Here are the problems:
I study whatever is interesting and cool (within a reasonable range of my discipline) and this causes me to lack a solid focus. It seems to me that people who wind up obtaining a PhD learn to abandon so-called academic freedom early on and drill into a tiny research area. For example, while other people's research could be about different types of seahorses, my research would be about seahorses, pipe fish, shrimps...you get the picture.
Since I work in applied math, therefore I often demand more proof of applicability, where my supervisor is totally happy with toy models. He thinks it is completely sufficient for publishing a paper while I think it is fake applied research. This seems to generate some conflict between us and usually I am the one who gives in at the end and do some simulation on these toy models to make him happy - I never care about these problems. Most other people in my field only simulate toy models as well, not really "real-world" applicable in any sense, but hey, it is sure pumping out a lot of papers.
I never collaborate or ask for help from my peers no matter how stuck I become. I often see my colleagues collaborate with each other in the office. A part of me is jealous that they are taking advantage of each other's knowledge, another part of me almost thinks that this is like cheating. I feel that my thesis and my ideas wouldn't be mine if it was interfered or influenced this way. It wouldn't feel authentic
I move on to a completely new topic immediately after I finish my old one. Usually the way I see how other people work is that they try to do something tangentially similar to what they have done before, i.e., blue-tailed seahorses, then yellow-tailed seahorses. I jump to studying pipe fish immediately after I warp up my research on seahorses. I think my advisor must dislike me immensely for starting from scratch after every project.
If a problem seems to have an easy or existing approach that solves it, I find the problem less attractive to the point that I get physically sick from reading about other people's approach. However, a lot of times in research I find that other people would simply adapt other people's method for their own problem and then publish a paper that way. I try to solve it in my own way every time and most of the times it gets to a point where my supervisor intervenes and tell me to do whatever other people are doing.
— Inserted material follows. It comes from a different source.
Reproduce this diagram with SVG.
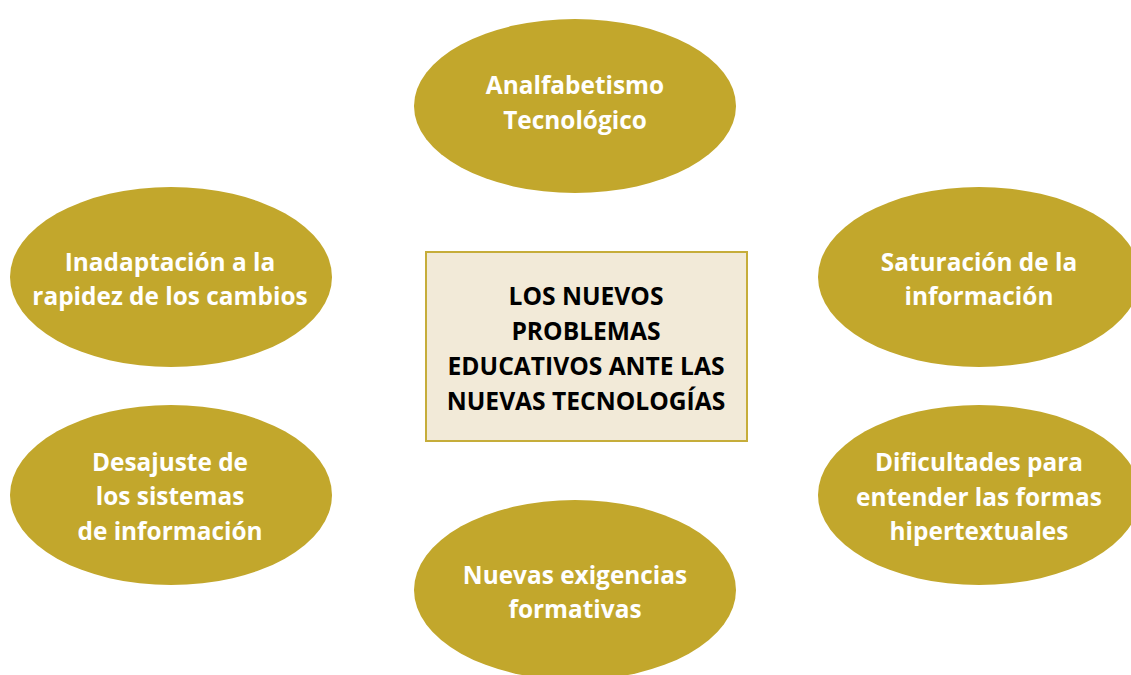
<svg xmlns="http://www.w3.org/2000/svg" width="1131" height="675" viewBox="0 0 1131 675">
<style>
.n{fill:#C2A72C;stroke:none}
.t{font-family:"Open Sans","Liberation Sans",sans-serif;font-weight:bold;font-size:24.4px;fill:#FFFFFF;text-anchor:middle}
.c{font-family:"Open Sans","Liberation Sans",sans-serif;font-weight:bold;font-size:24.6px;fill:#000000;text-anchor:middle}
</style>
<rect width="1131" height="675" fill="#FFFFFF"/>
<g id="connectors"></g>
<g id="center">
<rect x="426" y="252" width="321" height="189" fill="#F2EAD8" stroke="#C6AD3A" stroke-width="2"/>
<text class="c" x="586" y="305">LOS NUEVOS</text>
<text class="c" x="586" y="340">PROBLEMAS</text>
<text class="c" x="586" y="375">EDUCATIVOS ANTE LAS</text>
<text class="c" x="586" y="410">NUEVAS TECNOLOGÍAS</text>
</g>
<g id="n-top">
<ellipse class="n" cx="575" cy="106" rx="161" ry="87"/>
<text class="t" x="575" y="94">Analfabetismo</text>
<text class="t" x="575" y="129">Tecnológico</text>
</g>
<g id="n-left-up">
<ellipse class="n" cx="171" cy="277" rx="161" ry="90"/>
<text class="t" x="170" y="271">Inadaptación a la</text>
<text class="t" x="170" y="305">rapidez de los cambios</text>
</g>
<g id="n-right-up">
<ellipse class="n" cx="979" cy="277" rx="161" ry="90"/>
<text class="t" x="979" y="271">Saturación de la</text>
<text class="t" x="979" y="305">información</text>
</g>
<g id="n-left-down">
<ellipse class="n" cx="171" cy="495" rx="161" ry="90"/>
<text class="t" x="170" y="471">Desajuste de</text>
<text class="t" x="170" y="505">los sistemas</text>
<text class="t" x="170" y="540">de información</text>
</g>
<g id="n-right-down">
<ellipse class="n" cx="979" cy="495" rx="161" ry="90"/>
<text class="t" x="979" y="471">Dificultades para</text>
<text class="t" x="979" y="506">entender las formas</text>
<text class="t" x="979" y="540">hipertextuales</text>
</g>
<g id="n-bottom">
<ellipse class="n" cx="575" cy="590" rx="161" ry="90"/>
<text class="t" x="575" y="584">Nuevas exigencias</text>
<text class="t" x="575" y="618">formativas</text>
</g>
</svg>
Again, I give in at the end.
I don't even try to follow my advisor's vision of my project. My advisor seems to have his own vision and ulterior goals that are not completely aligned with mine. I think a good PhD student should just listen to him like a father-figure and do whatever I am told. But I don't agree or sometimes don't even care about his specific vision. For example, why should I do a research on the dorsal fin of a seahorse (for your "dorsal fin grant") when I can study pipe fish instead? I understand that he is the one who is funding me, but I also care deeply about my own academic freedom.
Given these habits, am I doomed to fail my PhD? Do I have an anti-research personality?